§ **DATA FOR PROCESSING**
==*==

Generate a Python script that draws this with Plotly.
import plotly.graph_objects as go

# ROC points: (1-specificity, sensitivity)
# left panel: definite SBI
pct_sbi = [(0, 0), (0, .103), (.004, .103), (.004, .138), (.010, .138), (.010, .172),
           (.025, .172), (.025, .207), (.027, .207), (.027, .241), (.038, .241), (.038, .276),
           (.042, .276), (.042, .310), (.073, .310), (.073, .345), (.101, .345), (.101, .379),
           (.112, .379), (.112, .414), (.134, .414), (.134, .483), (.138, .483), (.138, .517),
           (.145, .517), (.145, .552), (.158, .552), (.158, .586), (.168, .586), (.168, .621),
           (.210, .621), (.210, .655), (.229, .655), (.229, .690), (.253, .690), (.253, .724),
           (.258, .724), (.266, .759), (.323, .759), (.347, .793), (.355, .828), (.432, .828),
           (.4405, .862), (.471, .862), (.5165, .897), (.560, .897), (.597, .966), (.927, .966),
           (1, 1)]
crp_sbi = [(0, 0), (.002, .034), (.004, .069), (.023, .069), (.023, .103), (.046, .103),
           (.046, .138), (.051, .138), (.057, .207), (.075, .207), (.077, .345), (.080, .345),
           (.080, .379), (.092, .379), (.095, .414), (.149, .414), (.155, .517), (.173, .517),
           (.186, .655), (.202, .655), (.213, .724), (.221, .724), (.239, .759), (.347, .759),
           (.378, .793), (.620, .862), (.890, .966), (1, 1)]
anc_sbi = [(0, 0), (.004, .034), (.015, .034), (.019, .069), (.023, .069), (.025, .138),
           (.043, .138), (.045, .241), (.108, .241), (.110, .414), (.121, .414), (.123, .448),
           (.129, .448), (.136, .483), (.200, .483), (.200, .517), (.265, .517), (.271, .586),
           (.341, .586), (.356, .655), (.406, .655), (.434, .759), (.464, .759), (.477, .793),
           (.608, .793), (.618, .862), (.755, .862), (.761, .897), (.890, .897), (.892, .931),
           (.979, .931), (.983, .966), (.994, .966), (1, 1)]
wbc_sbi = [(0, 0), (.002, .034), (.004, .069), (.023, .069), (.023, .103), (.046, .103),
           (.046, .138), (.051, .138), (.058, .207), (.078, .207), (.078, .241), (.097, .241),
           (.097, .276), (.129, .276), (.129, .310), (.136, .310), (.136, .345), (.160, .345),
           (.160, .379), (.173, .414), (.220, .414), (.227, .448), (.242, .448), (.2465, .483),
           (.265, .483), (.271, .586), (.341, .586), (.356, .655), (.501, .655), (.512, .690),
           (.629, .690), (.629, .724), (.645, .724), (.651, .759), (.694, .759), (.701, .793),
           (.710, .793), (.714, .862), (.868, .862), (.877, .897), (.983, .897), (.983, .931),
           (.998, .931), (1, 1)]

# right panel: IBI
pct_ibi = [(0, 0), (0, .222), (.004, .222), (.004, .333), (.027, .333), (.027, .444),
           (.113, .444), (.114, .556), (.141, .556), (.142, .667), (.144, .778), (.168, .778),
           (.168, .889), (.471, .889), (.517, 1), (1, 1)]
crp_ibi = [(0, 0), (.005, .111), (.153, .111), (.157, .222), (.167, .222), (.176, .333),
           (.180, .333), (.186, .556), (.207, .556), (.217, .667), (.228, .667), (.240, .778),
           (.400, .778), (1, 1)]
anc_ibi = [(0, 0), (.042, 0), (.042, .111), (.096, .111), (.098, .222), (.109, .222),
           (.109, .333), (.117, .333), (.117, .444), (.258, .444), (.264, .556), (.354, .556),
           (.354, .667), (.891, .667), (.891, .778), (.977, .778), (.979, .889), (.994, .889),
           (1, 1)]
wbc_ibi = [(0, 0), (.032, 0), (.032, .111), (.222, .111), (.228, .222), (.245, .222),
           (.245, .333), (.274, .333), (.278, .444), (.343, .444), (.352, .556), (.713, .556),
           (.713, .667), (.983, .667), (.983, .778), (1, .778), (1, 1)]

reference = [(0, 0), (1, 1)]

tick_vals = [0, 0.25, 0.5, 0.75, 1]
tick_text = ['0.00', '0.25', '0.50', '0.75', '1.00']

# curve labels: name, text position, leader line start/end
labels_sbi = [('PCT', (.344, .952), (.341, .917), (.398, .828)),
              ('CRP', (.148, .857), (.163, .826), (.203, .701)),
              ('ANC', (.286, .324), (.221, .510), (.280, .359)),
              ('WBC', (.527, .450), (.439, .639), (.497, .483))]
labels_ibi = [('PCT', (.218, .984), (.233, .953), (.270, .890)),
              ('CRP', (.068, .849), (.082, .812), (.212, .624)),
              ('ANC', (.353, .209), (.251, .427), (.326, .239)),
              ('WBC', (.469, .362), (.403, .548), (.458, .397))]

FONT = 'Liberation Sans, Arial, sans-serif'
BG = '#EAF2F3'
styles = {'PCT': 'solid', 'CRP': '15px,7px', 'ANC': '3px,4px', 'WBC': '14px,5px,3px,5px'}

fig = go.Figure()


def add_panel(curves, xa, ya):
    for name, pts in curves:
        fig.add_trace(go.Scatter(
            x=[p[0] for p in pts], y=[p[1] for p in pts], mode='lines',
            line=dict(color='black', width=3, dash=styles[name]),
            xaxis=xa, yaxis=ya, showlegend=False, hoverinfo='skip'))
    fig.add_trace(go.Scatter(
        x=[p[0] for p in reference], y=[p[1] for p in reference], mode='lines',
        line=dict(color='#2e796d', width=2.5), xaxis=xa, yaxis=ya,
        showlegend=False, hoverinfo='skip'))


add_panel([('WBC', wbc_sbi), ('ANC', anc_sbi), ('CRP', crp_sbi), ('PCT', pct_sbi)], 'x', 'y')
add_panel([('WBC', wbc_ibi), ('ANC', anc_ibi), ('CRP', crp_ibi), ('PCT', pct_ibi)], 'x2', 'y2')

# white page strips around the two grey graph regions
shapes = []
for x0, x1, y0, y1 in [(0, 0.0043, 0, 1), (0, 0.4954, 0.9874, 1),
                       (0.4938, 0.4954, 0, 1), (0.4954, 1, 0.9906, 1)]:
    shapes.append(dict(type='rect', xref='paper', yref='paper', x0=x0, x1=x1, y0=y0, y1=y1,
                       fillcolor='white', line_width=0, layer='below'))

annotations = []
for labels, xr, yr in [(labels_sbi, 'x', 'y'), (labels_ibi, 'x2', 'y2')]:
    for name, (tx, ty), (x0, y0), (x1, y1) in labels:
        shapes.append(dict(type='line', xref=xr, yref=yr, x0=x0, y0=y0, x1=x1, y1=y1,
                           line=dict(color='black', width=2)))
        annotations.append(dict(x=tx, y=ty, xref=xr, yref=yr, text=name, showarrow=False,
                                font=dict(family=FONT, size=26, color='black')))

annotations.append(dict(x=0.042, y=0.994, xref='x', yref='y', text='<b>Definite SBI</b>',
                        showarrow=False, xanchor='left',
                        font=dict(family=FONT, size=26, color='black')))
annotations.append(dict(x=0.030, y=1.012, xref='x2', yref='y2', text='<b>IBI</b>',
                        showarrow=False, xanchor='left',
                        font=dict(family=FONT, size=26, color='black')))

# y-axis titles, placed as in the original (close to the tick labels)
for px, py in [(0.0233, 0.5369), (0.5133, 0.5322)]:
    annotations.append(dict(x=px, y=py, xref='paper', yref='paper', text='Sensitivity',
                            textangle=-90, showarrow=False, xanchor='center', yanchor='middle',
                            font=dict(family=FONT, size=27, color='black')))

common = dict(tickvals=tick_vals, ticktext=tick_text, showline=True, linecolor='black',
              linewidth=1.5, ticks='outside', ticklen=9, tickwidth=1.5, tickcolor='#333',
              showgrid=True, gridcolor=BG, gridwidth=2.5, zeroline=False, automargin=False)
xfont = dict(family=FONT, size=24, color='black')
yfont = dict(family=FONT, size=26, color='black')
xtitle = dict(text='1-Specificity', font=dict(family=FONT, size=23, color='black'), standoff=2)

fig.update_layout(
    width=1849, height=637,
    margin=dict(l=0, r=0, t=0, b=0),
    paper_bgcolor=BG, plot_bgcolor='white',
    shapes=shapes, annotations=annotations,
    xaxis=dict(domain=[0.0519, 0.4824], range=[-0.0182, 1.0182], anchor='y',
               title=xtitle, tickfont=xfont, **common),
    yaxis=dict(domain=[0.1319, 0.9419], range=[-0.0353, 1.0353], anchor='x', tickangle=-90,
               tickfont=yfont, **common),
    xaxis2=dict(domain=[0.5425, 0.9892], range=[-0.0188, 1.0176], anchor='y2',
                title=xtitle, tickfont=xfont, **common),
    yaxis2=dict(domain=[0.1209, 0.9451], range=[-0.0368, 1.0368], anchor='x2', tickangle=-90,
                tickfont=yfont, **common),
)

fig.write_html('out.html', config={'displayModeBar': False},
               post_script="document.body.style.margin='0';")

==*==

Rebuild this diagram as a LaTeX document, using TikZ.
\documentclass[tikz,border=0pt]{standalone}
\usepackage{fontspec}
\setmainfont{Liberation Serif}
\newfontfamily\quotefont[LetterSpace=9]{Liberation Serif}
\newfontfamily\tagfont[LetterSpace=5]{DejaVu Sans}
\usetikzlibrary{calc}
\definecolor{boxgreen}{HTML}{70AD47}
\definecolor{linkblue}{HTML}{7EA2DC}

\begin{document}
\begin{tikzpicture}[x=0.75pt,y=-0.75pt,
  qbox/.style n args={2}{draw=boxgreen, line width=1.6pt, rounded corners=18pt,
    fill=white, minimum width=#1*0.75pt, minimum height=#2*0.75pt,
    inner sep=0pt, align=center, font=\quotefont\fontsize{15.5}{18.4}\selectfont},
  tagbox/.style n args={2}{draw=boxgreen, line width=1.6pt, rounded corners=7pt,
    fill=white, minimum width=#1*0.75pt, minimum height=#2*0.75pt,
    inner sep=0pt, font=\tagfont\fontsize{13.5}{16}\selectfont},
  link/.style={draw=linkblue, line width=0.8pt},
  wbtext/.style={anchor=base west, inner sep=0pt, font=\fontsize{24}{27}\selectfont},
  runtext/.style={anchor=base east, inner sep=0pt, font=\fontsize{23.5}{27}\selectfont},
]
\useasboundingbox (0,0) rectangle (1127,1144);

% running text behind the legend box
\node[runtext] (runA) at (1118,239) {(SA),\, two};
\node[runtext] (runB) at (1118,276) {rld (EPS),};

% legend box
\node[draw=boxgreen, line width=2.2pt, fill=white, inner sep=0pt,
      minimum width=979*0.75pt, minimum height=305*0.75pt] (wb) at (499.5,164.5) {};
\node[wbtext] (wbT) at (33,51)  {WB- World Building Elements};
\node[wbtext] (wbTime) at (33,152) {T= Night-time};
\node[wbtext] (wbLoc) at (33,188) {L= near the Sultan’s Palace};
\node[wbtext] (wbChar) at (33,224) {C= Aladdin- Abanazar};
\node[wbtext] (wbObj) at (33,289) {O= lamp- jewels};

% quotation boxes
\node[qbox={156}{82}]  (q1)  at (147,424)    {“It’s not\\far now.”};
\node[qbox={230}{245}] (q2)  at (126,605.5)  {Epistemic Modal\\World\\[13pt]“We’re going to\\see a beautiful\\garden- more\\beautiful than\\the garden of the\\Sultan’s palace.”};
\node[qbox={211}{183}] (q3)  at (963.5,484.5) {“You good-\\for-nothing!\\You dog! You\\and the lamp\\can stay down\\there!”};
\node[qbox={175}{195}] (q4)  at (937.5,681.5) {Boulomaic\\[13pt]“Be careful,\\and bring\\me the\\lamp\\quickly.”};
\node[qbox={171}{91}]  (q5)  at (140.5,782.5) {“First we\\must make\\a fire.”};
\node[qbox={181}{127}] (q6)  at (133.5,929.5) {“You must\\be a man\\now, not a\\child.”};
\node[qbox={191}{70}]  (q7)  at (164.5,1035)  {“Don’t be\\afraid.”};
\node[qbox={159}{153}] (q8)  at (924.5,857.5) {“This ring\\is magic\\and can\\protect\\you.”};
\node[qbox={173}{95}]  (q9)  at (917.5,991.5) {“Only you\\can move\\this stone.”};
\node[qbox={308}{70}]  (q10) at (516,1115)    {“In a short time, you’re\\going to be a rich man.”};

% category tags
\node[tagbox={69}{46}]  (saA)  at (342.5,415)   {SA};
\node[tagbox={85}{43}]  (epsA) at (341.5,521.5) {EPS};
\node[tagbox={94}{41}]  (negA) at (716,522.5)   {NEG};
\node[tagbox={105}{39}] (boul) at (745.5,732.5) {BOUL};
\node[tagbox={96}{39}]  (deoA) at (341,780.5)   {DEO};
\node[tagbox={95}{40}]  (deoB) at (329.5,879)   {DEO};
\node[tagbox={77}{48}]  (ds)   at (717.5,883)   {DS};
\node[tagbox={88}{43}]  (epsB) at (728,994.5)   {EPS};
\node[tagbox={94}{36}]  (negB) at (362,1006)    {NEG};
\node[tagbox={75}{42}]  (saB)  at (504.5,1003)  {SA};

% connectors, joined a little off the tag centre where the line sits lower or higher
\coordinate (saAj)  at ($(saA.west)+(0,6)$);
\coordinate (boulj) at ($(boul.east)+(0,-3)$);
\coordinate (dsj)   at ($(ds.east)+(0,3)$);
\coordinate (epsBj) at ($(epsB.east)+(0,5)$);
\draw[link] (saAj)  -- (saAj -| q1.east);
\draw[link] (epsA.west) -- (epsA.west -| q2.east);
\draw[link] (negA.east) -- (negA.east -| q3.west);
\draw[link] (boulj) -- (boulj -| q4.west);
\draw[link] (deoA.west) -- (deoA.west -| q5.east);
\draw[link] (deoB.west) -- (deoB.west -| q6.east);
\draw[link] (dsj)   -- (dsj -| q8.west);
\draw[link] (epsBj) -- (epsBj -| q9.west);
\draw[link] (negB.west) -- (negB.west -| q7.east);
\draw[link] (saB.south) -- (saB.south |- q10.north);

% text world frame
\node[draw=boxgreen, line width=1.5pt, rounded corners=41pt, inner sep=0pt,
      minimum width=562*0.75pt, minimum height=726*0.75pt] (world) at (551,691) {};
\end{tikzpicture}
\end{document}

==*==

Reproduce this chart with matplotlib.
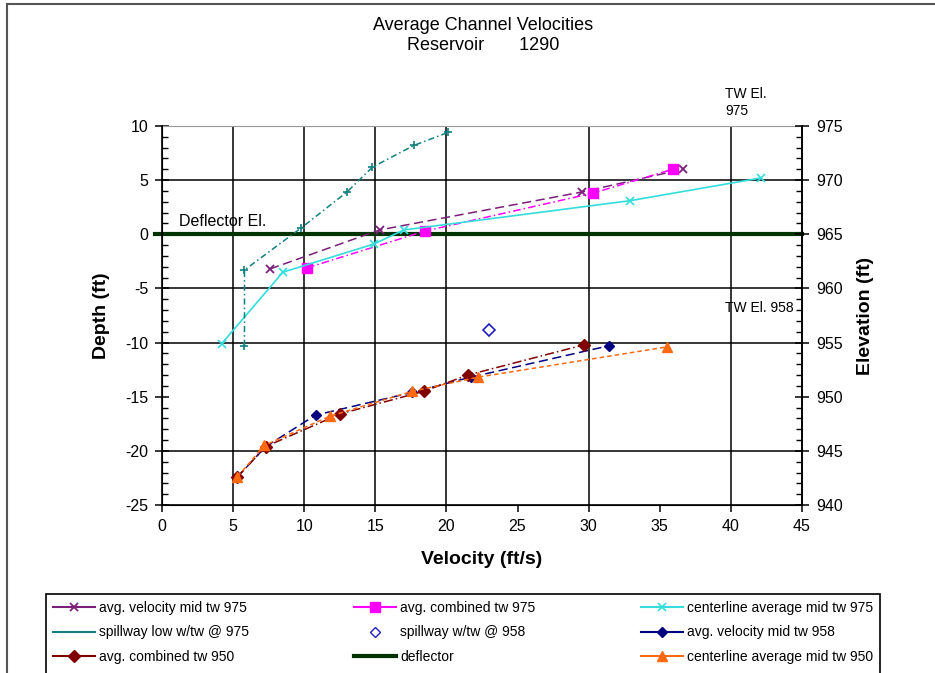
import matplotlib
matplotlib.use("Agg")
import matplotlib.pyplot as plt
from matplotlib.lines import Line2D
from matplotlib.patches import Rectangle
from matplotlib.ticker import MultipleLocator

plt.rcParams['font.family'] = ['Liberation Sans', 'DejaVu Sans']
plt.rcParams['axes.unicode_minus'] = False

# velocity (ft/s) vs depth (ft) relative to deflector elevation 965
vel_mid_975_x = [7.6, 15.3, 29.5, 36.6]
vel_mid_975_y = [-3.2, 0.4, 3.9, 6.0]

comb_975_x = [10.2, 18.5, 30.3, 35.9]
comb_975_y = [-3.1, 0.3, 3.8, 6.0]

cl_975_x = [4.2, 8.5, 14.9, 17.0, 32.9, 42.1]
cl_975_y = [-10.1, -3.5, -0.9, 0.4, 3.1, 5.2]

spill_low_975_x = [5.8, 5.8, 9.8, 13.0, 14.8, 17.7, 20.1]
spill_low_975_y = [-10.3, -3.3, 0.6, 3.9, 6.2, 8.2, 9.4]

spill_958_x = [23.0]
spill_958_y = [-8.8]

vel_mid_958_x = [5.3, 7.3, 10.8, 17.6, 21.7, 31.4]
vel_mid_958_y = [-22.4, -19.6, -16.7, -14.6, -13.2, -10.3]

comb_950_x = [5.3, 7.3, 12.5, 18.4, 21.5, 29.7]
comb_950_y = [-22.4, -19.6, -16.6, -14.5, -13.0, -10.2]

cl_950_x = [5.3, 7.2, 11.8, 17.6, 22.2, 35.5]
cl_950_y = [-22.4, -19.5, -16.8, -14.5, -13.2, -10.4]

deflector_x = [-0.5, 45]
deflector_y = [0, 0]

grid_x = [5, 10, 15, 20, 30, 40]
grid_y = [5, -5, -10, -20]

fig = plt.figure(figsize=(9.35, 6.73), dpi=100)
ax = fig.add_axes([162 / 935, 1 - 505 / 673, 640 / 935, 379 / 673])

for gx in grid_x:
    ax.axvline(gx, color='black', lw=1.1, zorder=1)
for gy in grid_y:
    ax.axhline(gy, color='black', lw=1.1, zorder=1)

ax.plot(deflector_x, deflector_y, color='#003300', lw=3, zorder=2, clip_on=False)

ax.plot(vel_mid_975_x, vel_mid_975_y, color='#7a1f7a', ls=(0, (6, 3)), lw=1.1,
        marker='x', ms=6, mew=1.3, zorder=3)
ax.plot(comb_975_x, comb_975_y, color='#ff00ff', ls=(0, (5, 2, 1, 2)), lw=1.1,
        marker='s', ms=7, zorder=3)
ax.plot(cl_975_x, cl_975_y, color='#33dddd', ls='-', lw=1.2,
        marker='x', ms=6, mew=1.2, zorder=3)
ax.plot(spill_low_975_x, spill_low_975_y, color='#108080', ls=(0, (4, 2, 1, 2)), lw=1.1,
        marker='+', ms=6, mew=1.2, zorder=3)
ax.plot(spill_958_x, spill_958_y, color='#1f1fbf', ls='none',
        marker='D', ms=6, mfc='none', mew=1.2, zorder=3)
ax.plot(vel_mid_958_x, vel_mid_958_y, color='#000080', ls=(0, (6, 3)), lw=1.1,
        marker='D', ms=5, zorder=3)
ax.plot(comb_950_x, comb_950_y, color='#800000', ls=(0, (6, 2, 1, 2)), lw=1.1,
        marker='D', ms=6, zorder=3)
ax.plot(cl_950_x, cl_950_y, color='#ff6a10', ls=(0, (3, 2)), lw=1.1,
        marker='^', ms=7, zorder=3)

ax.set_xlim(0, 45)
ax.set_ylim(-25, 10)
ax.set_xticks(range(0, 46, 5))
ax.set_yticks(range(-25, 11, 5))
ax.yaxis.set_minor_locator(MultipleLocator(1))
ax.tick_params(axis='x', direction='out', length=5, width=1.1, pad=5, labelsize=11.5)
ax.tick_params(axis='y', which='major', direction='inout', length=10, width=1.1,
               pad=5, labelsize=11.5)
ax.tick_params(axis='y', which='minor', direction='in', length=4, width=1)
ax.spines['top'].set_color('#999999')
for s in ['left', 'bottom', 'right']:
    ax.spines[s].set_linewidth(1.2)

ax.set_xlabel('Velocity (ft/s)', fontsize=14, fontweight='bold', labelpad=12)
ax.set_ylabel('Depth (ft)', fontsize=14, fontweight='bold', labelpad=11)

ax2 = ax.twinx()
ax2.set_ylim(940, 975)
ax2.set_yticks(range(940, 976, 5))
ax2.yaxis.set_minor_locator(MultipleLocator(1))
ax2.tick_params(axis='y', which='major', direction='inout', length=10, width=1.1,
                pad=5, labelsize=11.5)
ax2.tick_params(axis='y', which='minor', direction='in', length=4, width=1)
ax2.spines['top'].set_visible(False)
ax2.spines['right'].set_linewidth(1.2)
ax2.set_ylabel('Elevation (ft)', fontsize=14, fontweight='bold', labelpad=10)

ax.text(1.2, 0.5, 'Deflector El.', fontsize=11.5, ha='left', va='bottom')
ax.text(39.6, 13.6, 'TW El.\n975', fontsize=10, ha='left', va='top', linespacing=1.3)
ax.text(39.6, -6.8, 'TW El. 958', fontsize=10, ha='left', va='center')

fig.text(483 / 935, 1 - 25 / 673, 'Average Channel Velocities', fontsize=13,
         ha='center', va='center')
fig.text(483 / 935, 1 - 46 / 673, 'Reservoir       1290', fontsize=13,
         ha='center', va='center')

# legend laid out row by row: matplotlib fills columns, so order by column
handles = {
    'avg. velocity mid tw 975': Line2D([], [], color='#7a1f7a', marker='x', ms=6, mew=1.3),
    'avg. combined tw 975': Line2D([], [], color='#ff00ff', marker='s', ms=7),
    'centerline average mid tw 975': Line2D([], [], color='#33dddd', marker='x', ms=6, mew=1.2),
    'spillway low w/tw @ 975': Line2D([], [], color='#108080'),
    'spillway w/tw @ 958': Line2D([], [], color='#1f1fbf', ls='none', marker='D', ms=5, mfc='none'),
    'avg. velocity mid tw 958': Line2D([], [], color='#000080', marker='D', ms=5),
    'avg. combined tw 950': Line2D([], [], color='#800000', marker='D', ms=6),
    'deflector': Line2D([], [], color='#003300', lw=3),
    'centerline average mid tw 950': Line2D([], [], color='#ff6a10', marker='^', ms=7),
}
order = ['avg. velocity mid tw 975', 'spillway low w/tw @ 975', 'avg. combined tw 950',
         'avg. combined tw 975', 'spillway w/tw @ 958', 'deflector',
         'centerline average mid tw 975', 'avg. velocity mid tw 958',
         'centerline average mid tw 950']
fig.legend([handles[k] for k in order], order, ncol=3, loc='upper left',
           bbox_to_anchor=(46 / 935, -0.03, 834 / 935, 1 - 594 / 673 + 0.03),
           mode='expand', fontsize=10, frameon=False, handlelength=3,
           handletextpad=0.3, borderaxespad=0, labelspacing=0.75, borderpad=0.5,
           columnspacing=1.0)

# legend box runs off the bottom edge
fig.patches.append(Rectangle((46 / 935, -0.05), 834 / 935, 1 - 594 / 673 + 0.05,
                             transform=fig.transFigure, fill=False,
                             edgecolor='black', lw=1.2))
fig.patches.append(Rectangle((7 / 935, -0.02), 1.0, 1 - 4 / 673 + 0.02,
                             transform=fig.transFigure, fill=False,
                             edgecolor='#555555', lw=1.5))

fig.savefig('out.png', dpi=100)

==*==

§ **WHAT THE TASK REQUIRES**
Set down, without any change, only the lines from the line that holds "Generate a Python" through the line that holds "import plotly.graph_objects as go", both lines included.

§ **SOLUTION TO THIS TASK**
Generate a Python script that draws this with Plotly.
import plotly.graph_objects as go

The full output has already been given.